Submission Requirements

Submit to autograder: the results of decrypting the Encrypted file.

Upload all solution code alongside lab report in a zip file.

Include in your lab report: the results of decrypting the Encrypted file.

QUESTION 6 (25 POINTS):

In this exercise, your role is to write the ransomware R6.py. This would be “correct” ransomware! This means that your ransomware will use public key (asymmetric) encryption: decryption will require a (private) decryption key d, which is supposed to be hard to find, even when given the corresponding (public) encryption key e. That’show most ransomware actually works; as a result, even if we find the ransomware program, and even if we can reverse-engineer it and understand exactly how it works, we can typically only find within it the (public) encryption key e, which isn’t sufficient to find the (private) decryption key d.

You can choose the public key cryptosystem and the key size; select a system and corresponding

key length that will be reasonably efficient and sufficiently secure.

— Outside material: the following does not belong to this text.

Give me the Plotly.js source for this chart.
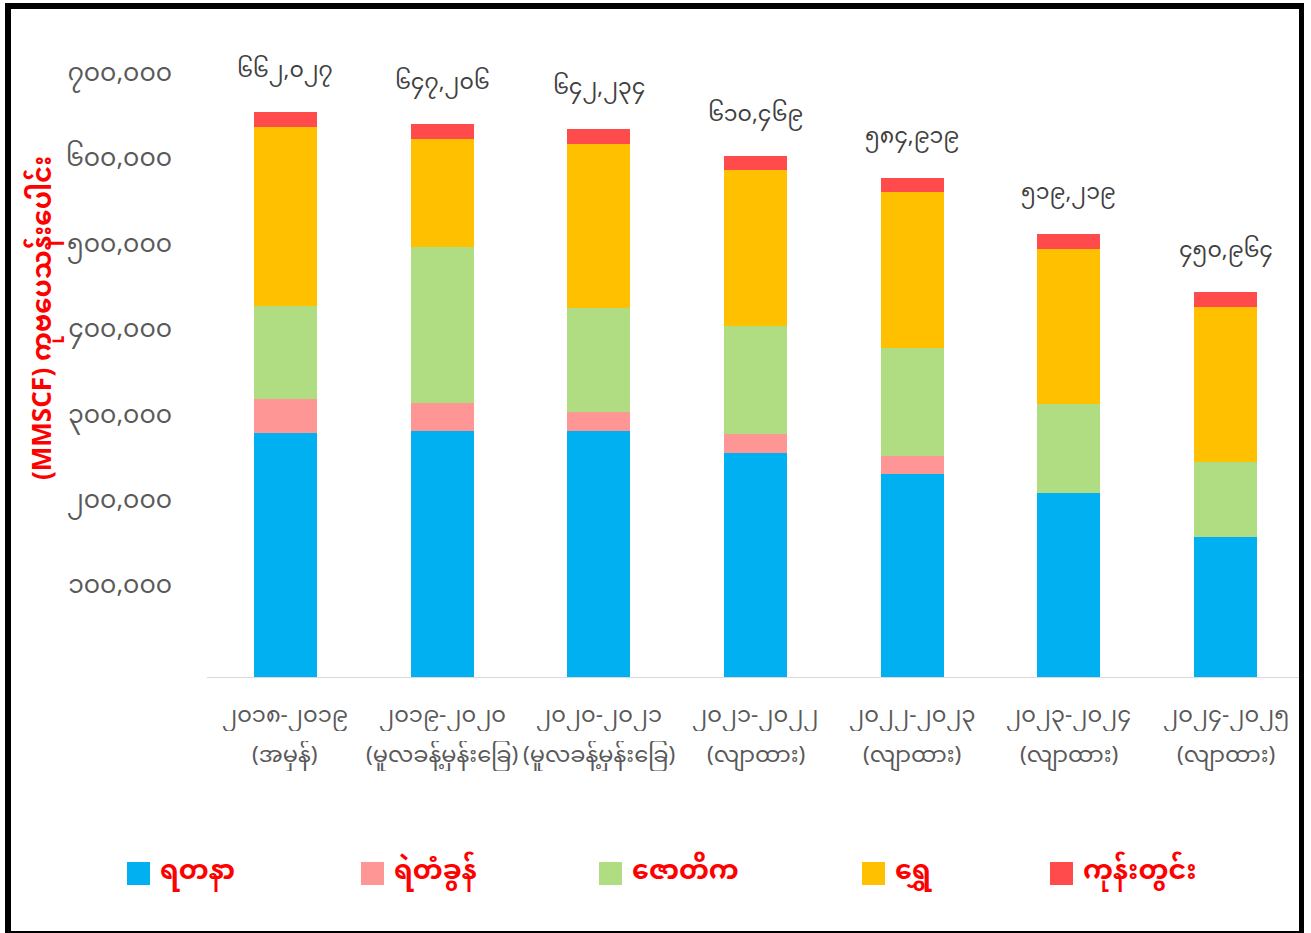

The question has few steps:

1. Write a key-generation program KG6.py, to generate a keypair of a public key e and a private key d. Save them in files e.key and d.key in sub-directory Solutions.

2. Write the ransomware program R6.py, using the public key e you generated. This program should:

a. Have the public key e hard-coded, i.e., it is not read it from a file.

b. Generate a random shared key k.

c. Encrypt k using the public key encryption with key e.key; output the result as file EncryptedSharedKey. This file should be submitted with the ransom payment to the attacker, allowing the attacker to provide the unlocking file (see below).

d. Search the folder in which it runs and encrypt, using shared-key encryption with key k, all files in this folder with extension .txt. Specifically, say the folder contains some file, say example.txt. Then R6.py should replace example.txt with file example.txt.encrypted. The example.txt.encrypted file will be the encrypted version.

3. Write the attacker’s decryption program, AD6.py. This program will receive, as a command line argument, the EncryptedSharedKey filename, and output the corresponding, decrypted shared key k as the file DecryptedSharedKey. AD6.py will use the private decryption key d, which should be hard-coded into AD6.py.

4. Write the victim’s decryption program D6.py. This program will receive, as a command line argument, the DecryptedSharedKey filename (the file that contains the decryption key k sent by the attacker). It should use this key to decrypt all the encrypted files in the current directory, i.e., recover example.txt from example.txt.encrypted.

Submission Requirements

Show your program and your tests of it to the TA to make sure you are satisfying all question requirements.

Upload all solution code alongside lab report in a zip file.

Include in your lab report: Report, identify and justify your choice of public key cryptosystem and key size, and include screen recording showing how you test your program.